● Do this
Return all of the entries word for word, but omit the pictures they contain.

[Charts and diagrams as code]

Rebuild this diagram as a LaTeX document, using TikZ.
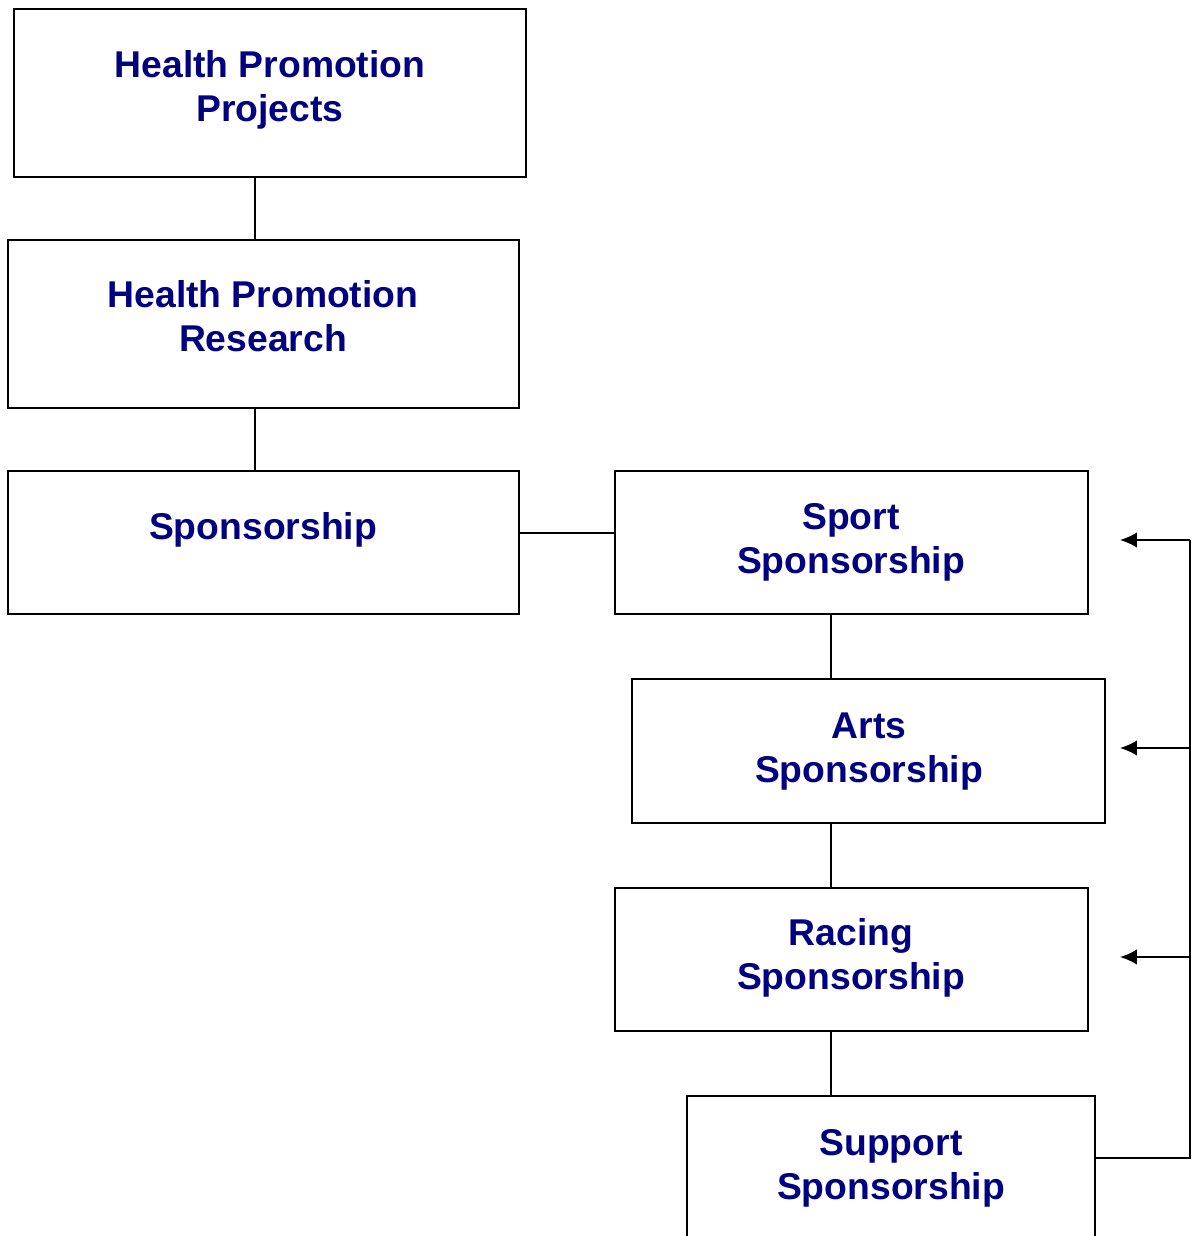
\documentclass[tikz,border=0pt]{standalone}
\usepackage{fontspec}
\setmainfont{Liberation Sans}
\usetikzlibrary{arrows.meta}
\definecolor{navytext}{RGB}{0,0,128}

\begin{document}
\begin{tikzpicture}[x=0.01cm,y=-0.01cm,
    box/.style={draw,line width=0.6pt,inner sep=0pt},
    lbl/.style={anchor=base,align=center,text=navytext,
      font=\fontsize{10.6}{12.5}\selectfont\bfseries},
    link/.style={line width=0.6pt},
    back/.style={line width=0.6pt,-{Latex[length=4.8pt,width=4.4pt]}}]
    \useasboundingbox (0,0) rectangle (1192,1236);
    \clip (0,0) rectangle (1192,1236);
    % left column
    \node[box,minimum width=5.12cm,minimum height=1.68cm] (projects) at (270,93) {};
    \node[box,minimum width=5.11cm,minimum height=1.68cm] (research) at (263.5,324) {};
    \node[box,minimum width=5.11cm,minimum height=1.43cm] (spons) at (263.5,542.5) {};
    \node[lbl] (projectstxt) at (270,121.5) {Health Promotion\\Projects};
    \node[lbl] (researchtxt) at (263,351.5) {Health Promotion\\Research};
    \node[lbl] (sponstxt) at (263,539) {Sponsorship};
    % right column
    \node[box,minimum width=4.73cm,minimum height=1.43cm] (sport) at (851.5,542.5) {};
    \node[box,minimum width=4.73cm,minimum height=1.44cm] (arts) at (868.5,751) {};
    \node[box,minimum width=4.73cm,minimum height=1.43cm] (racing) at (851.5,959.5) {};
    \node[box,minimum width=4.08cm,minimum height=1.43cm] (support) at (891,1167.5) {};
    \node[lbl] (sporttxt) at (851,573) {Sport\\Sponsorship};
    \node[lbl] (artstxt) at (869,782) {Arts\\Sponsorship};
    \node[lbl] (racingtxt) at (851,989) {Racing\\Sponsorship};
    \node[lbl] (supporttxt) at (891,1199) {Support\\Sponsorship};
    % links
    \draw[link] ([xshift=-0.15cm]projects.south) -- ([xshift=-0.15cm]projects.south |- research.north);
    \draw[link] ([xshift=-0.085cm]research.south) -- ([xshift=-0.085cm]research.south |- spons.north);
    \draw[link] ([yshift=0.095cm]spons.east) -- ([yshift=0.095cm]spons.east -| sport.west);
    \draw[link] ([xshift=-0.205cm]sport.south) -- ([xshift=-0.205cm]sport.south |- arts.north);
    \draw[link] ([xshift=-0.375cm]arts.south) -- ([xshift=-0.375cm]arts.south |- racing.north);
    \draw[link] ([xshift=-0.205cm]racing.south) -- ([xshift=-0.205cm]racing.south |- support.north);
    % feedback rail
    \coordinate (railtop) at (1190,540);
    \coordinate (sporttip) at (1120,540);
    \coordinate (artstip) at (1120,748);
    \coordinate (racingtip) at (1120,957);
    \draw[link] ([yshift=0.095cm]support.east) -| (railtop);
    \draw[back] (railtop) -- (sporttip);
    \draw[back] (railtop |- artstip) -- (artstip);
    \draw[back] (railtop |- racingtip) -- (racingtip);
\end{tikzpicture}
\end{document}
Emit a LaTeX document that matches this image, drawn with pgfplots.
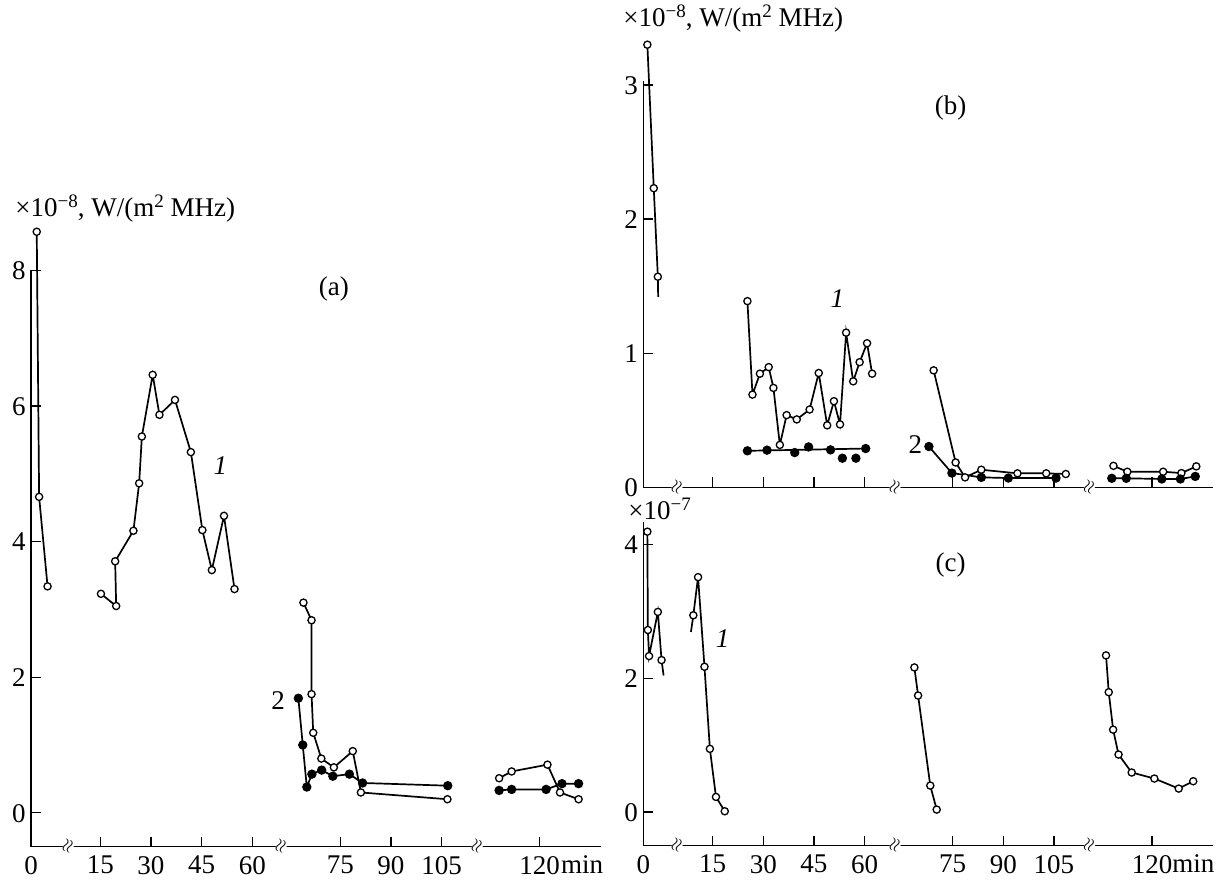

● Solution for this problem
Rebuild this diagram as a LaTeX document, using TikZ.
\documentclass[tikz,border=0pt]{standalone}
\usepackage{fontspec}
\setmainfont{Liberation Sans}
\usetikzlibrary{arrows.meta}
\definecolor{navytext}{RGB}{0,0,128}

\begin{document}
\begin{tikzpicture}[x=0.01cm,y=-0.01cm,
    box/.style={draw,line width=0.6pt,inner sep=0pt},
    lbl/.style={anchor=base,align=center,text=navytext,
      font=\fontsize{10.6}{12.5}\selectfont\bfseries},
    link/.style={line width=0.6pt},
    back/.style={line width=0.6pt,-{Latex[length=4.8pt,width=4.4pt]}}]
    \useasboundingbox (0,0) rectangle (1192,1236);
    \clip (0,0) rectangle (1192,1236);
    % left column
    \node[box,minimum width=5.12cm,minimum height=1.68cm] (projects) at (270,93) {};
    \node[box,minimum width=5.11cm,minimum height=1.68cm] (research) at (263.5,324) {};
    \node[box,minimum width=5.11cm,minimum height=1.43cm] (spons) at (263.5,542.5) {};
    \node[lbl] (projectstxt) at (270,121.5) {Health Promotion\\Projects};
    \node[lbl] (researchtxt) at (263,351.5) {Health Promotion\\Research};
    \node[lbl] (sponstxt) at (263,539) {Sponsorship};
    % right column
    \node[box,minimum width=4.73cm,minimum height=1.43cm] (sport) at (851.5,542.5) {};
    \node[box,minimum width=4.73cm,minimum height=1.44cm] (arts) at (868.5,751) {};
    \node[box,minimum width=4.73cm,minimum height=1.43cm] (racing) at (851.5,959.5) {};
    \node[box,minimum width=4.08cm,minimum height=1.43cm] (support) at (891,1167.5) {};
    \node[lbl] (sporttxt) at (851,573) {Sport\\Sponsorship};
    \node[lbl] (artstxt) at (869,782) {Arts\\Sponsorship};
    \node[lbl] (racingtxt) at (851,989) {Racing\\Sponsorship};
    \node[lbl] (supporttxt) at (891,1199) {Support\\Sponsorship};
    % links
    \draw[link] ([xshift=-0.15cm]projects.south) -- ([xshift=-0.15cm]projects.south |- research.north);
    \draw[link] ([xshift=-0.085cm]research.south) -- ([xshift=-0.085cm]research.south |- spons.north);
    \draw[link] ([yshift=0.095cm]spons.east) -- ([yshift=0.095cm]spons.east -| sport.west);
    \draw[link] ([xshift=-0.205cm]sport.south) -- ([xshift=-0.205cm]sport.south |- arts.north);
    \draw[link] ([xshift=-0.375cm]arts.south) -- ([xshift=-0.375cm]arts.south |- racing.north);
    \draw[link] ([xshift=-0.205cm]racing.south) -- ([xshift=-0.205cm]racing.south |- support.north);
    % feedback rail
    \coordinate (railtop) at (1190,540);
    \coordinate (sporttip) at (1120,540);
    \coordinate (artstip) at (1120,748);
    \coordinate (racingtip) at (1120,957);
    \draw[link] ([yshift=0.095cm]support.east) -| (railtop);
    \draw[back] (railtop) -- (sporttip);
    \draw[back] (railtop |- artstip) -- (artstip);
    \draw[back] (railtop |- racingtip) -- (racingtip);
\end{tikzpicture}
\end{document}
Emit a LaTeX document that matches this image, drawn with pgfplots.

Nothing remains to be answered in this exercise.